The Tiger's Wife by Téa Obrecht. This book tells the story of a woman doctor from an unnamed city (presumably Belgrade) who travels to a coastal town in another of the former Balkan republics (also not named) to provide medical care in an orphanage. While she's there, she learns that her grandfather had gone away to a clinic and died, without telling his wife or daughter the truth about his medical condition (cancer) or where he's going. The narrator intertwines her experiences at the orphanage, including trying to help a group of Roma who are digging in the nearby vineyard for mysterious reasons, with stories of visiting the tiger house at the zoo with her grandfather as a child and then delving further back into stories of her grandfather's childhood and the escaped tiger that takes up residence near his village, and magical realism and folkloric elements become part of the narrative. It's a strange and beautiful book.
Mix Ex-Yugoslavia by Sofija Sefanovic. This memoir begins with the narrator taking part in a Miss Ex-Yugoslavia beauty pageant among the former Yugoslav ex-pat community in Australia and from there winds back through her childhood growing up in Belgrade and her family's emigration to Australia as tensions in that country rose in anticipation of war of the 1990s. While Stefanic didn't experience the war first-hand, it's still an insightful account of the experience of someone intimately tied to the place and a different perspective on NATO's role in ending that war--different from our own US roaring in as saviors story, and the collateral damage the wars had on the people living in Serbia who did not support Milošević or the ethnic cleansing.
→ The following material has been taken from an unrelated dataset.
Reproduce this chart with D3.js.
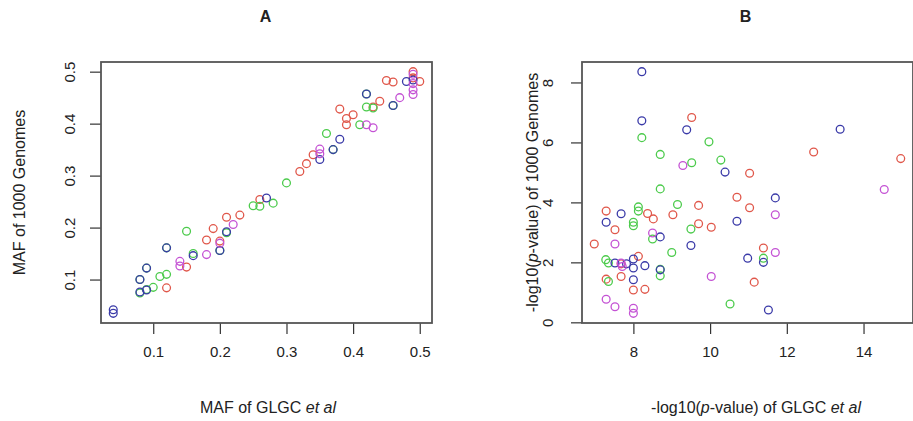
<!DOCTYPE html>
<html>
<head>
<meta charset="utf-8">
<script src="https://cdn.jsdelivr.net/npm/d3@7/dist/d3.min.js"></script>
<style>
  html, body { margin: 0; padding: 0; background: #fff; }
  svg { display: block; }
  text { font-family: "Liberation Sans", Arial, Helvetica, sans-serif; fill: #222; }
</style>
</head>
<body>
<svg id="chart" width="913" height="421"></svg>
<script>
// Trait groups and their point colours
const groupColors = ["#e0574a", "#4ccb4c", "#3a3aa8", "#c452d4"];

// Panel A: minor allele frequency, GLGC vs 1000 Genomes
const mafGLGC = [
  0.12, 0.15, 0.18, 0.19, 0.20, 0.21, 0.23, 0.26, 0.32, 0.33, 0.34, 0.38, 0.39, 0.39, 0.40, 0.43, 0.44, 0.45, 0.46, 0.49, 0.50, 0.49,
  0.08, 0.08, 0.09, 0.09, 0.10, 0.11, 0.12, 0.12, 0.15, 0.16, 0.20, 0.21, 0.25, 0.26, 0.28, 0.30, 0.36, 0.37, 0.41, 0.42, 0.42, 0.43, 0.46,
  0.04, 0.04, 0.08, 0.08, 0.09, 0.09, 0.12, 0.16, 0.20, 0.21, 0.27, 0.35, 0.37, 0.38, 0.42, 0.46, 0.48, 0.49,
  0.14, 0.14, 0.18, 0.20, 0.22, 0.35, 0.35, 0.42, 0.43, 0.47, 0.49, 0.49, 0.49, 0.49
];
const maf1000G = [
  0.084, 0.124, 0.176, 0.198, 0.174, 0.220, 0.224, 0.254, 0.308, 0.323, 0.340, 0.428, 0.410, 0.398, 0.417, 0.432, 0.443, 0.483, 0.480, 0.500, 0.481, 0.488,
  0.100, 0.074, 0.122, 0.081, 0.085, 0.106, 0.110, 0.161, 0.193, 0.150, 0.156, 0.190, 0.242, 0.241, 0.247, 0.286, 0.381, 0.350, 0.398, 0.432, 0.457, 0.430, 0.435,
  0.042, 0.035, 0.100, 0.076, 0.122, 0.080, 0.161, 0.146, 0.156, 0.192, 0.257, 0.331, 0.350, 0.370, 0.457, 0.435, 0.481, 0.484,
  0.135, 0.126, 0.148, 0.170, 0.206, 0.351, 0.342, 0.398, 0.392, 0.450, 0.477, 0.465, 0.456, 0.495
];
const mafGroup = [
  0,0,0,0,0,0,0,0,0,0,0,0,0,0,0,0,0,0,0,0,0,0,
  1,1,1,1,1,1,1,1,1,1,1,1,1,1,1,1,1,1,1,1,1,1,1,
  2,2,2,2,2,2,2,2,2,2,2,2,2,2,2,2,2,2,
  3,3,3,3,3,3,3,3,3,3,3,3,3,3
];

// Panel B: -log10(p-value), GLGC vs 1000 Genomes
const pGLGC = [
  9.52, 11.03, 12.70, 14.97, 9.70, 10.70, 11.03, 9.70, 10.03, 9.03, 8.37, 8.52, 7.29, 7.52, 6.98, 11.39, 11.15, 8.13, 7.29, 7.68, 8.00, 8.30, 7.68,
  8.22, 9.97, 8.70, 9.52, 10.28, 8.70, 9.15, 9.50, 8.13, 8.13, 8.00, 8.00, 8.50, 9.00, 11.39, 10.52, 7.28, 7.35, 8.70, 7.35, 8.70,
  8.22, 8.22, 9.39, 10.39, 13.39, 11.70, 10.70, 9.50, 7.68, 7.29, 8.70, 10.98, 11.39, 11.52, 7.52, 7.82, 8.00, 8.00, 8.30, 8.70, 8.00,
  9.29, 14.54, 11.70, 7.52, 8.50, 11.70, 10.03, 7.68, 7.71, 7.29, 7.52, 8.00, 8.00
];
const p1000G = [
  6.83, 4.97, 5.68, 5.46, 3.90, 4.17, 3.82, 3.29, 3.17, 3.59, 3.63, 3.45, 3.71, 3.09, 2.61, 2.48, 1.34, 2.20, 1.44, 1.53, 1.08, 1.10, 1.95,
  6.16, 6.02, 5.60, 5.32, 5.41, 4.45, 3.93, 3.11, 3.85, 3.71, 3.34, 3.22, 2.78, 2.33, 2.14, 0.61, 2.09, 1.98, 1.77, 1.36, 1.55,
  8.36, 6.72, 6.42, 5.01, 6.44, 4.15, 3.37, 2.56, 3.62, 3.34, 2.85, 2.14, 2.00, 0.41, 1.98, 1.95, 2.11, 1.81, 1.89, 1.75, 1.42,
  5.23, 4.43, 3.59, 2.61, 2.98, 2.33, 1.53, 1.98, 1.86, 0.77, 0.52, 0.47, 0.30
];
const pGroup = [
  0,0,0,0,0,0,0,0,0,0,0,0,0,0,0,0,0,0,0,0,0,0,0,
  1,1,1,1,1,1,1,1,1,1,1,1,1,1,1,1,1,1,1,1,1,
  2,2,2,2,2,2,2,2,2,2,2,2,2,2,2,2,2,2,2,2,2,
  3,3,3,3,3,3,3,3,3,3,3,3,3
];

const mafTicks = [0.1, 0.2, 0.3, 0.4, 0.5];
const mafTickLabels = ["0.1", "0.2", "0.3", "0.4", "0.5"];
const pTicksX = [8, 10, 12, 14];
const pTicksXLabels = ["8", "10", "12", "14"];
const pTicksY = [0, 2, 4, 6, 8];
const pTicksYLabels = ["0", "2", "4", "6", "8"];

const svg = d3.select("#chart");
svg.append("rect").attr("width", 913).attr("height", 421).attr("fill", "#fff");

// R-style axis range: data extent padded by 4% on each side
function padded(values) {
  const [lo, hi] = d3.extent(values);
  const pad = (hi - lo) * 0.04;
  return [lo - pad, hi + pad];
}

function drawPanel(cfg) {
  const g = svg.append("g");
  const x = d3.scaleLinear().domain(padded(cfg.xs)).range([cfg.left, cfg.right]);
  const y = d3.scaleLinear().domain(padded(cfg.ys)).range([cfg.bottom, cfg.top]);

  // points
  const pts = d3.range(cfg.xs.length);
  g.append("g").selectAll("circle").data(pts).join("circle")
    .attr("cx", i => x(cfg.xs[i]))
    .attr("cy", i => y(cfg.ys[i]))
    .attr("r", 3.9)
    .attr("fill", "none")
    .attr("stroke", i => groupColors[cfg.groups[i]])
    .attr("stroke-width", 1.3);

  // bottom axis
  const xa = g.append("g").attr("transform", `translate(0,${cfg.bottom})`)
    .call(d3.axisBottom(x).tickValues(cfg.xTicks)
      .tickFormat((d, i) => cfg.xTickLabels[i]).tickSize(11).tickPadding(12));
  xa.select(".domain").remove();
  xa.selectAll("line").attr("stroke", "#333").attr("stroke-width", 1.2);
  xa.selectAll("text").attr("font-size", 15).attr("fill", "#222")
    .attr("font-family", "Liberation Sans, Arial, sans-serif");

  // left axis, labels rotated parallel to the axis
  const ya = g.append("g").attr("transform", `translate(${cfg.left},0)`)
    .call(d3.axisLeft(y).tickValues(cfg.yTicks)
      .tickFormat((d, i) => cfg.yTickLabels[i]).tickSize(11));
  ya.select(".domain").remove();
  ya.selectAll("line").attr("stroke", "#333").attr("stroke-width", 1.2);
  ya.selectAll("text")
    .attr("x", null).attr("dy", null)
    .attr("font-size", 15).attr("fill", "#222")
    .attr("font-family", "Liberation Sans, Arial, sans-serif")
    .attr("text-anchor", "middle")
    .attr("dominant-baseline", "central")
    .attr("transform", `translate(${-cfg.yLabelOffset},0) rotate(-90)`);

  // frame
  g.append("rect")
    .attr("x", cfg.left).attr("y", cfg.top)
    .attr("width", cfg.right - cfg.left).attr("height", cfg.bottom - cfg.top)
    .attr("fill", "none").attr("stroke", "#555").attr("stroke-width", 1.8);

  // panel letter
  g.append("text")
    .attr("x", (cfg.left + cfg.right) / 2 + cfg.titleShift).attr("y", 22)
    .attr("text-anchor", "middle").attr("font-size", 16).attr("font-weight", "bold")
    .attr("fill", "#111")
    .text(cfg.title);

  // x title
  const xt = g.append("text")
    .attr("x", cfg.xTitleX).attr("y", 413)
    .attr("text-anchor", "middle").attr("font-size", 16);
  cfg.xTitle.forEach(p => xt.append("tspan").attr("font-style", p[1] ? "italic" : null).text(p[0]));

  // y title
  const yt = g.append("text")
    .attr("transform", `translate(${cfg.yTitleX},${(cfg.top + cfg.bottom) / 2}) rotate(-90)`)
    .attr("text-anchor", "middle").attr("font-size", 16);
  cfg.yTitle.forEach(p => yt.append("tspan").attr("font-style", p[1] ? "italic" : null).text(p[0]));
}

drawPanel({
  xs: mafGLGC, ys: maf1000G, groups: mafGroup,
  left: 101, right: 432, top: 62, bottom: 323,
  xTicks: mafTicks, xTickLabels: mafTickLabels,
  yTicks: mafTicks, yTickLabels: mafTickLabels,
  yLabelOffset: 32, title: "A", titleShift: -1,
  xTitleX: 268, yTitleX: 25,
  xTitle: [["MAF of GLGC ", false], ["et al", true]],
  yTitle: [["MAF of 1000 Genomes", false]]
});

drawPanel({
  xs: pGLGC, ys: p1000G, groups: pGroup,
  left: 582, right: 913, top: 62, bottom: 323,
  xTicks: pTicksX, xTickLabels: pTicksXLabels,
  yTicks: pTicksY, yTickLabels: pTicksYLabels,
  yLabelOffset: 35, title: "B", titleShift: -2,
  xTitleX: 756, yTitleX: 538,
  xTitle: [["-log10(", false], ["p", true], ["-value) of GLGC ", false], ["et al", true]],
  yTitle: [["-log10(", false], ["p", true], ["-value) of 1000 Genomes", false]]
});
</script>
</body>
</html>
In Croatia I visited a bookstore (okay, in both Slovenia and Croatia I visited a LOT of bookstores) and picked up the following three works in translation:
Take Six: Six Balkan Women Writers, edited by Will Firth. This collection includes stories, excerpts, and essays from six women writers who hail from six different Balkan republics. It differs from the previous two books, as well as The Hired Man, which I read last month, in that most of the stories don't focus on war. Rather, in a variety of writing styles, they delve into different aspects of everyday life of modern people, both tragic (drug use and death) and ordinary (falling in love), including a series of humorous stories that take place in ride shares and memoir vignettes by a teenager in a tuberculosis ward.
In a Sentimental Mood by Ivana Bodrožić and Kindness Separates Night from Day by Marija Dejanović are both books of poetry translated from Croatian into English. I'm not a great poetry critic, but I enjoyed them both, especially Kindness.
When I got home, I immediately came down with a cold and spent three days lying around hydrating and not moving much, so I craved comfort reads and picked up a couple of vintage Mary Stewart volumes I'd ordered recently. Both Touch Not the Cat and The Gabriel Hounds have good gothic vibes, and The Gabriel Hounds has my other favorite suspense trope: travel to an exotic location (the desert of Lybia). They both also lean heavy on a trope favored by both Mary Stewart and my other suspense writer fave, Barbara Michaels: kissing cousins. The Gabriel Hounds is extra-squirmy, since the cousins' fathers are identical twins, which makes them, genetically, half-siblings. I don't know what it is with these authors, but they loved keeping it in the family. Is the ick factor of this a recent development in society and cousins getting together just no big deal in the sixties and seventies?